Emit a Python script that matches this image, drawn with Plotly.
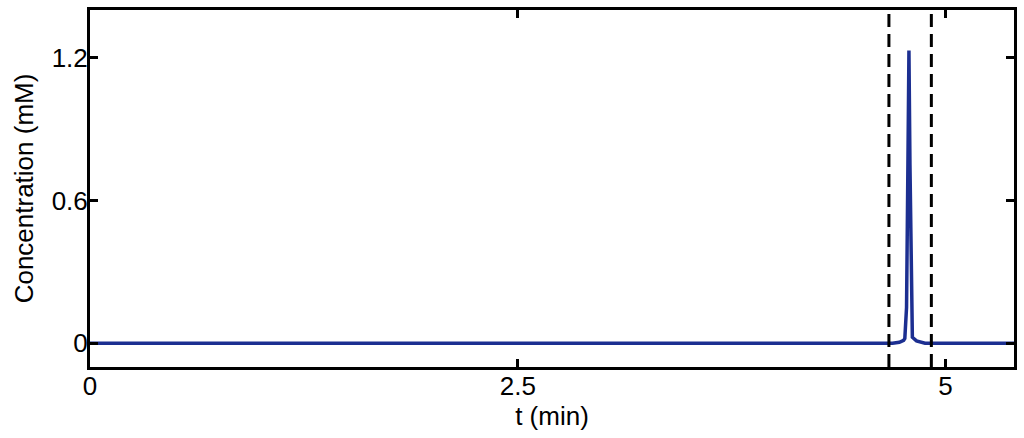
import plotly.graph_objects as go

# chromatogram trace (time in min, concentration in mM)
t_min = [0, 4.69, 4.73, 4.755, 4.762, 4.772, 4.780, 4.786, 4.792, 4.800, 4.806, 4.83, 4.88, 5.4]
conc_mM = [0, 0, 0.004, 0.012, 0.02, 0.15, 0.75, 1.23, 0.75, 0.12, 0.025, 0.01, 0, 0]

# collection window boundaries
window_t = [4.669, 4.917]

x_ticks = [0, 2.5, 5]
x_tick_labels = ['0', '2.5', '5']
y_ticks = [0, 0.6, 1.2]
y_tick_labels = ['0', '0.6', '1.2']

FONT = 'Liberation Sans, Arial, Helvetica, sans-serif'

fig = go.Figure()

fig.add_trace(go.Scatter(
    x=t_min, y=conc_mM,
    mode='lines',
    line=dict(color='#1c2f91', width=3.5),
    showlegend=False
))

for xv in window_t:
    fig.add_vline(x=xv, line=dict(color='black', width=3, dash='13px,7px'))

axis_common = dict(
    showgrid=False,
    zeroline=False,
    showline=True,
    linecolor='black',
    linewidth=3,
    mirror='allticks',
    ticks='inside',
    ticklen=8,
    tickwidth=3,
    tickcolor='black',
    ticklabelstandoff=-6,
    automargin=False,
    tickfont=dict(family=FONT, size=26, color='black'),
)

fig.update_layout(
    width=1024, height=438,
    margin=dict(l=90, r=10, t=10, b=71),
    plot_bgcolor='white',
    paper_bgcolor='white',
    font=dict(family=FONT, color='black'),
    xaxis=dict(
        range=[0, 5.4],
        tickvals=x_ticks, ticktext=x_tick_labels,
        title=dict(text='t (min)', font=dict(size=26), standoff=6),
        **axis_common
    ),
    yaxis=dict(
        range=[-0.1, 1.4],
        tickvals=y_ticks, ticktext=y_tick_labels,
        title=dict(text='Concentration (mM)', font=dict(size=26), standoff=11),
        **axis_common
    ),
)

# drop the default page margin so the figure sits flush in the window
fig.write_html("out.html", config={'displayModeBar': False},
               post_script="document.body.style.margin='0';")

——

Restate, line by line and word for word, everything from the top of the material through the line that contains "window_t = [4.669, 4.917]". Leave pictures out.

= Exercise result =
Emit a Python script that matches this image, drawn with Plotly.
import plotly.graph_objects as go

# chromatogram trace (time in min, concentration in mM)
t_min = [0, 4.69, 4.73, 4.755, 4.762, 4.772, 4.780, 4.786, 4.792, 4.800, 4.806, 4.83, 4.88, 5.4]
conc_mM = [0, 0, 0.004, 0.012, 0.02, 0.15, 0.75, 1.23, 0.75, 0.12, 0.025, 0.01, 0, 0]

# collection window boundaries
window_t = [4.669, 4.917]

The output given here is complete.